Task instructions → In this exercise, return the whole listing exactly, excluding any images.

Information shown →
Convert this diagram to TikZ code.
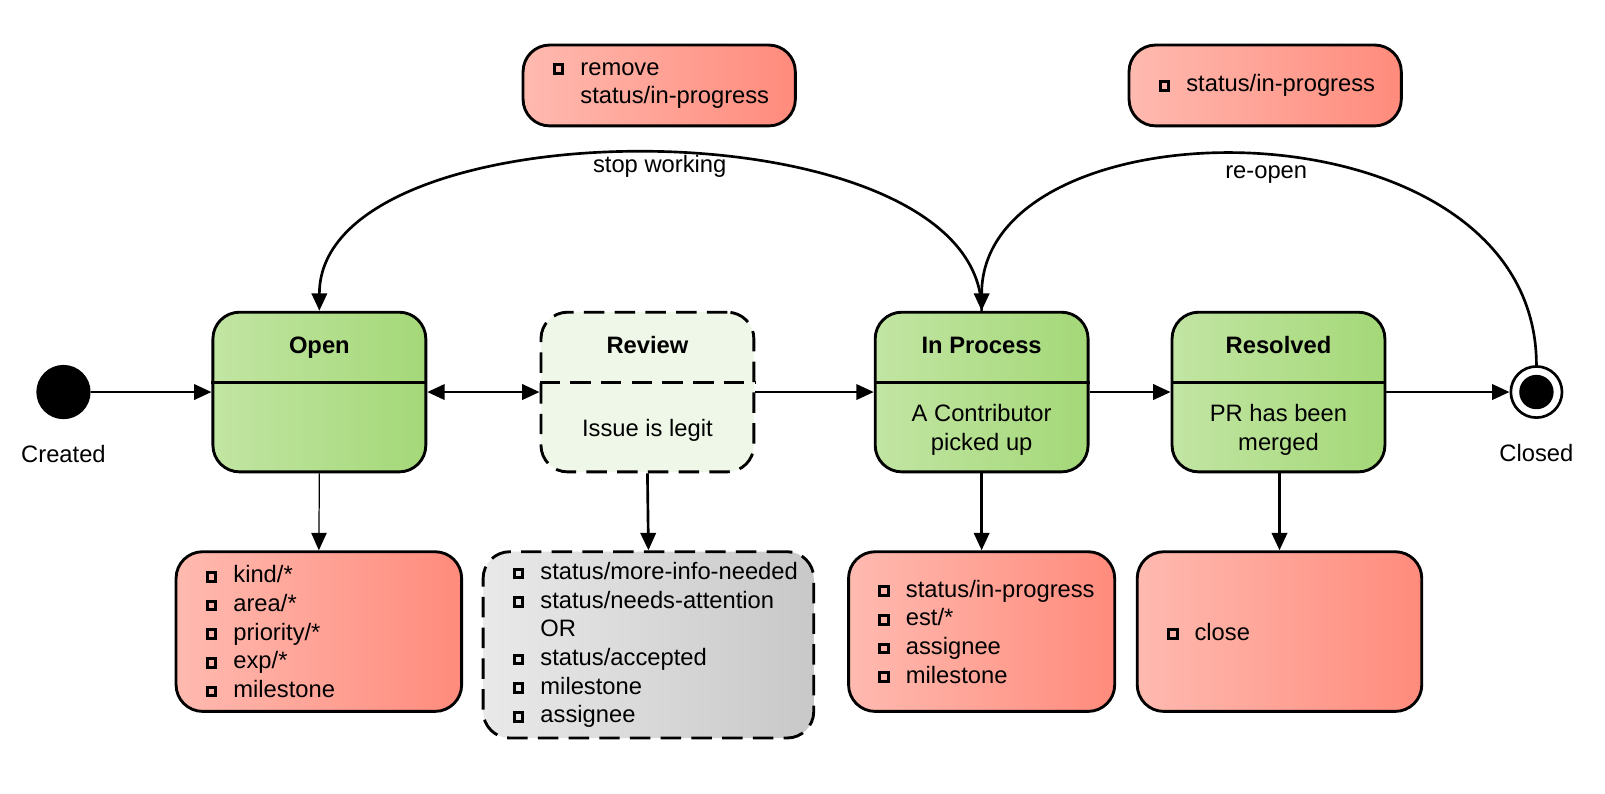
\documentclass[tikz,border=0pt]{standalone}
\usepackage{fontspec}
\setmainfont{Liberation Sans}
\usetikzlibrary{positioning,arrows.meta}

\definecolor{stateL}{RGB}{194,229,163}
\definecolor{stateR}{RGB}{164,216,120}
\definecolor{reviewbg}{RGB}{239,248,232}
\definecolor{lblL}{RGB}{255,186,176}
\definecolor{lblR}{RGB}{255,139,124}
\definecolor{grayL}{RGB}{233,233,233}
\definecolor{grayR}{RGB}{200,200,200}

\hyphenpenalty=10000
\exhyphenpenalty=10000

\newcommand\lblfont{\fontsize{11.6}{14}\selectfont}
\newcommand\bx{\raisebox{1.5pt}{\setlength{\fboxsep}{0pt}\setlength{\fboxrule}{1.5pt}\fbox{\rule{0pt}{2.7pt}\hspace{2.7pt}}}}
\newcommand\itm{\makebox[13.5pt][l]{\bx}}
\newcommand\noitm{\makebox[13.5pt]{}}

\tikzset{
  >={Triangle[length=8.5pt,width=7.5pt]},
  every node/.style={font=\lblfont},
  title/.style={font=\lblfont\bfseries, text height=8.4pt, text depth=0pt},
  trans/.style={->, line width=1.3pt},
  basebox/.style={draw, line width=1.4pt, rounded corners=13pt, minimum width=104pt, minimum height=78pt},
  statebox/.style={basebox, left color=stateL, right color=stateR},
  statebox rule/.style={line width=1.3pt},
  reviewbox/.style={basebox, fill=reviewbg, dash pattern=on 10pt off 5pt},
  reviewbox rule/.style={line width=1.3pt, dash pattern=on 10pt off 5pt},
  lblbox/.style={draw, line width=1.4pt, rounded corners=13pt, left color=lblL, right color=lblR, align=left, inner xsep=14.5pt, minimum height=78pt},
  graybox/.style={lblbox, left color=grayL, right color=grayR, dash pattern=on 10pt off 5pt},
  initial/.style={circle, fill=black, minimum size=26.5pt, inner sep=0pt},
  final/.style={circle, draw, line width=1.3pt, fill=white, minimum size=25pt, inner sep=0pt,
    path picture={\fill[black] (path picture bounding box.center) circle (8.4pt);}}
}

% name, style, position, title, activity
\newcommand\statenode[5]{%
  \node[#2] (#1) at (#3) {};
  \draw[#2 rule] ([yshift=4.5pt]#1.west) -- ([yshift=4.5pt]#1.east);
  \node[title] (#1 title) at ([yshift=23pt]#1.center) {#4};
  \node[align=center] (#1 text) at ([yshift=-18.5pt]#1.center) {#5};
}

\begin{document}
\begin{tikzpicture}[x=0.5pt,y=-0.5pt]
\useasboundingbox (0,0) rectangle (1568,775);

\node[initial] (created) at (62,383) {};
\node[below=9pt of created] (created label) {Created};

\statenode{open}{statebox}{312,383}{Open}{}
\statenode{review}{reviewbox}{632.5,383}{Review}{Issue is legit}
\statenode{inproc}{statebox}{959,383}{In Process}{A Contributor\\picked up}
\statenode{resolved}{statebox}{1249,383}{Resolved}{PR has been\\merged}

\node[final] (closed) at (1501,383) {};
\node[below=9pt of closed] (closed label) {Closed};

\node[lblbox, text width=110.5pt] (openlbl) at (311.5,617)
  {\itm kind/*\\\itm area/*\\\itm priority/*\\\itm exp/*\\\itm milestone};
\node[graybox, text width=132.5pt, minimum height=91pt] (reviewlbl) at (633.5,630)
  {\itm status/more-info-needed\\\itm status/needs-attention\\\noitm OR\\\itm status/accepted\\\itm milestone\\\itm assignee};
\node[lblbox, text width=101pt] (inproclbl) at (959,617)
  {\itm status/in-progress\\\itm est/*\\\itm assignee\\\itm milestone};
\node[lblbox, text width=110pt] (resolvedlbl) at (1250,617)
  {\itm close};

\node[lblbox, text width=104pt, minimum height=39.5pt] (stoplbl) at (644,83.5)
  {\itm remove\\\noitm status/in-progress};
\node[lblbox, text width=104pt, minimum height=39.5pt] (reopenlbl) at (1236,83.5)
  {\itm status/in-progress};

\draw[trans] (created) -- (open);
\draw[trans, <->] (open) -- (review);
\draw[trans] (review) -- (inproc);
\draw[trans] (inproc) -- (resolved);
\draw[trans] (resolved) -- (closed);

\draw[trans, line width=0.6pt] (open.south) -- (openlbl.north);
\draw[trans] (review.south) -- (reviewlbl.north);
\draw[trans] (inproc.south) -- (inproclbl.north);
\draw[trans] (resolved.south -| resolvedlbl.north) -- (resolvedlbl.north);

\draw[trans] (inproc.north) .. controls +(0,-205) and +(0,-205) .. (open.north)
  node[pos=.5, xshift=4.5pt, yshift=-6.5pt] (stop) {stop working};
\draw[trans] (closed.north) .. controls +(0,-265) and +(0,-210) .. (inproc.north)
  node[pos=.5, xshift=3.5pt, yshift=-9.5pt] (reopen) {re-open};
\end{tikzpicture}
\end{document}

Correct response →
Convert this diagram to TikZ code.
\documentclass[tikz,border=0pt]{standalone}
\usepackage{fontspec}
\setmainfont{Liberation Sans}
\usetikzlibrary{positioning,arrows.meta}

\definecolor{stateL}{RGB}{194,229,163}
\definecolor{stateR}{RGB}{164,216,120}
\definecolor{reviewbg}{RGB}{239,248,232}
\definecolor{lblL}{RGB}{255,186,176}
\definecolor{lblR}{RGB}{255,139,124}
\definecolor{grayL}{RGB}{233,233,233}
\definecolor{grayR}{RGB}{200,200,200}

\hyphenpenalty=10000
\exhyphenpenalty=10000

\newcommand\lblfont{\fontsize{11.6}{14}\selectfont}
\newcommand\bx{\raisebox{1.5pt}{\setlength{\fboxsep}{0pt}\setlength{\fboxrule}{1.5pt}\fbox{\rule{0pt}{2.7pt}\hspace{2.7pt}}}}
\newcommand\itm{\makebox[13.5pt][l]{\bx}}
\newcommand\noitm{\makebox[13.5pt]{}}

\tikzset{
  >={Triangle[length=8.5pt,width=7.5pt]},
  every node/.style={font=\lblfont},
  title/.style={font=\lblfont\bfseries, text height=8.4pt, text depth=0pt},
  trans/.style={->, line width=1.3pt},
  basebox/.style={draw, line width=1.4pt, rounded corners=13pt, minimum width=104pt, minimum height=78pt},
  statebox/.style={basebox, left color=stateL, right color=stateR},
  statebox rule/.style={line width=1.3pt},
  reviewbox/.style={basebox, fill=reviewbg, dash pattern=on 10pt off 5pt},
  reviewbox rule/.style={line width=1.3pt, dash pattern=on 10pt off 5pt},
  lblbox/.style={draw, line width=1.4pt, rounded corners=13pt, left color=lblL, right color=lblR, align=left, inner xsep=14.5pt, minimum height=78pt},
  graybox/.style={lblbox, left color=grayL, right color=grayR, dash pattern=on 10pt off 5pt},
  initial/.style={circle, fill=black, minimum size=26.5pt, inner sep=0pt},
  final/.style={circle, draw, line width=1.3pt, fill=white, minimum size=25pt, inner sep=0pt,
    path picture={\fill[black] (path picture bounding box.center) circle (8.4pt);}}
}

% name, style, position, title, activity
\newcommand\statenode[5]{%
  \node[#2] (#1) at (#3) {};
  \draw[#2 rule] ([yshift=4.5pt]#1.west) -- ([yshift=4.5pt]#1.east);
  \node[title] (#1 title) at ([yshift=23pt]#1.center) {#4};
  \node[align=center] (#1 text) at ([yshift=-18.5pt]#1.center) {#5};
}

\begin{document}
\begin{tikzpicture}[x=0.5pt,y=-0.5pt]
\useasboundingbox (0,0) rectangle (1568,775);

\node[initial] (created) at (62,383) {};
\node[below=9pt of created] (created label) {Created};

\statenode{open}{statebox}{312,383}{Open}{}
\statenode{review}{reviewbox}{632.5,383}{Review}{Issue is legit}
\statenode{inproc}{statebox}{959,383}{In Process}{A Contributor\\picked up}
\statenode{resolved}{statebox}{1249,383}{Resolved}{PR has been\\merged}

\node[final] (closed) at (1501,383) {};
\node[below=9pt of closed] (closed label) {Closed};

\node[lblbox, text width=110.5pt] (openlbl) at (311.5,617)
  {\itm kind/*\\\itm area/*\\\itm priority/*\\\itm exp/*\\\itm milestone};
\node[graybox, text width=132.5pt, minimum height=91pt] (reviewlbl) at (633.5,630)
  {\itm status/more-info-needed\\\itm status/needs-attention\\\noitm OR\\\itm status/accepted\\\itm milestone\\\itm assignee};
\node[lblbox, text width=101pt] (inproclbl) at (959,617)
  {\itm status/in-progress\\\itm est/*\\\itm assignee\\\itm milestone};
\node[lblbox, text width=110pt] (resolvedlbl) at (1250,617)
  {\itm close};

\node[lblbox, text width=104pt, minimum height=39.5pt] (stoplbl) at (644,83.5)
  {\itm remove\\\noitm status/in-progress};
\node[lblbox, text width=104pt, minimum height=39.5pt] (reopenlbl) at (1236,83.5)
  {\itm status/in-progress};

\draw[trans] (created) -- (open);
\draw[trans, <->] (open) -- (review);
\draw[trans] (review) -- (inproc);
\draw[trans] (inproc) -- (resolved);
\draw[trans] (resolved) -- (closed);

\draw[trans, line width=0.6pt] (open.south) -- (openlbl.north);
\draw[trans] (review.south) -- (reviewlbl.north);
\draw[trans] (inproc.south) -- (inproclbl.north);
\draw[trans] (resolved.south -| resolvedlbl.north) -- (resolvedlbl.north);

\draw[trans] (inproc.north) .. controls +(0,-205) and +(0,-205) .. (open.north)
  node[pos=.5, xshift=4.5pt, yshift=-6.5pt] (stop) {stop working};
\draw[trans] (closed.north) .. controls +(0,-265) and +(0,-210) .. (inproc.north)
  node[pos=.5, xshift=3.5pt, yshift=-9.5pt] (reopen) {re-open};
\end{tikzpicture}
\end{document}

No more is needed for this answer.